A woman facing six misdemeanor counts of ill-treatment of animals after authorities seized six horses on Johns Island this month will continue to teach riding classes to College of Charleston students, officials said Monday.

Rebecca Howsley has a five-year, $513,000 contract with the college to teach riding to students at Kennerleigh Farm on Johns Island. The college is in the second year of its contract with Howsley, said Mike Robertson, the college senior director of media relations.

"She is a certified instructor of riding. As of right now, we are honoring the contract. We are monitoring the situation," Robertson said.

Eighty-eight students paid $360 each to take a riding course at the farm this fall, he said.

The Charleston County Sheriff's Office searched Kennerleigh Farm on Aug. 20 and inspected 30 horses there with assistance from a veterinarian. Six horses described as emaciated were seized and placed in foster care.

Howsley's attorney, Capers Barr, said a magistrate's hearing in the case scheduled Friday in Hollywood was postponed because expert witnesses for the county and Howsley could not attend.

If there was any neglect of the six horses, it was not intentional, he said. "At worst, Ms. Howsley just got in over her head," Barr said.

Two of the six horses seized had previously been rescued by Howsley from conditions in which they were being neglected, Barr said.

Barr said he will request a jury trial of the six counts of ill-treatment of animals filed against Howsley. The maximum penalty per charge is $1,092 or 60 days in jail, officials said.

A magistrate will determine whether to return the horses, uphold the seizure or return them to Howsley with specific conditions for their care, Barr said.

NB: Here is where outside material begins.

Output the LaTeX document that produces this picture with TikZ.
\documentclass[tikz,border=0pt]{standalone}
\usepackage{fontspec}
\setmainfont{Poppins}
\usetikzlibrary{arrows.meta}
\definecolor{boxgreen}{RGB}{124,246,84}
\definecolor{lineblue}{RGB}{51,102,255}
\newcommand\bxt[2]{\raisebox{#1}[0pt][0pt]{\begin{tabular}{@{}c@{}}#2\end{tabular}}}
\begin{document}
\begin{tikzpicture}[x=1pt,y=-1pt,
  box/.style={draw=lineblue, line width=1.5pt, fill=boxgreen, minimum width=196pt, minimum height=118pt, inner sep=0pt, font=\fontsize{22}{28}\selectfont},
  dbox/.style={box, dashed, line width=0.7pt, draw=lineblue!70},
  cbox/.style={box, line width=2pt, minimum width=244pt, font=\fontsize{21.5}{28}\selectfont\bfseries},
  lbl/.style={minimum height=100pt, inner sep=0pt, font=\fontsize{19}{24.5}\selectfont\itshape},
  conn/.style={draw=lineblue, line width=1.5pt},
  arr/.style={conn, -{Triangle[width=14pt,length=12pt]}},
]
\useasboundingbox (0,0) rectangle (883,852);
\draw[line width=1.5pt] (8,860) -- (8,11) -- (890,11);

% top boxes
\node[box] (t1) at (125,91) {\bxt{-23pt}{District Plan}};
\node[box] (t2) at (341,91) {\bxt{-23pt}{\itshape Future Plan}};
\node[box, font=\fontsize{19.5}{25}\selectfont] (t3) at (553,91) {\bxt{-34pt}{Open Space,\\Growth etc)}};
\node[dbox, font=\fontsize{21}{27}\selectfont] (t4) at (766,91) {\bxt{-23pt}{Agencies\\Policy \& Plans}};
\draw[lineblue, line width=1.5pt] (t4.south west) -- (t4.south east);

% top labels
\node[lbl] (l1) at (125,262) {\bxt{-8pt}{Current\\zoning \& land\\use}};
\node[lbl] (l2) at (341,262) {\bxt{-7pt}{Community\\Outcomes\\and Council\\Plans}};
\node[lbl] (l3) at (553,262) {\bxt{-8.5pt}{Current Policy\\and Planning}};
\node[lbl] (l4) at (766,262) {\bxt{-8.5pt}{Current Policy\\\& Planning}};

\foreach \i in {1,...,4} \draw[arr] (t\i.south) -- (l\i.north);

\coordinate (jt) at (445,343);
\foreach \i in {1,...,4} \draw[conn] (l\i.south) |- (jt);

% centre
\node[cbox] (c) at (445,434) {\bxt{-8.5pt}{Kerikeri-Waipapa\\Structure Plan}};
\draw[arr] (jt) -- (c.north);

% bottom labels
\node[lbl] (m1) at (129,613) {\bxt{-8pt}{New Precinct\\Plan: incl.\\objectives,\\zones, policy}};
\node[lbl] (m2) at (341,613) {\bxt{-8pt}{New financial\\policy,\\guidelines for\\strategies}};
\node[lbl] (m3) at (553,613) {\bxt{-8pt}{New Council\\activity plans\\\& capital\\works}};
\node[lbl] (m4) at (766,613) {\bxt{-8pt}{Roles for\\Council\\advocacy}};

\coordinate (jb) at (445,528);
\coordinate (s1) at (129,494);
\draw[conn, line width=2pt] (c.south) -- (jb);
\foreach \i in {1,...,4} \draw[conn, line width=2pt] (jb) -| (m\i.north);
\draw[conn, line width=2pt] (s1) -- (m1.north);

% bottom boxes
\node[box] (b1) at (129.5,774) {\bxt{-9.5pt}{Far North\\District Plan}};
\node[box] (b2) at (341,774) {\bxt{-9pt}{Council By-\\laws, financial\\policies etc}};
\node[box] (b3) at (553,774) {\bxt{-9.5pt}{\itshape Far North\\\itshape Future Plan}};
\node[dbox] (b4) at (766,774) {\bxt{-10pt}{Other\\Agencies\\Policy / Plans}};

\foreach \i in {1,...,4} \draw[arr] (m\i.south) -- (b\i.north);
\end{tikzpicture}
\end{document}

The Sheriff's Office has been monitoring the condition of the remaining 24 horses at the farm to ensure that they are receiving proper care.

Four of the horses seized are on the mend at the Livestock and Equine Awareness and Rescue Network in Meggett. The other two have been placed in private foster care.

The malnourished horses are receiving hay and high-quality feed to build up their systems so they can be treated for worms and then vaccinated.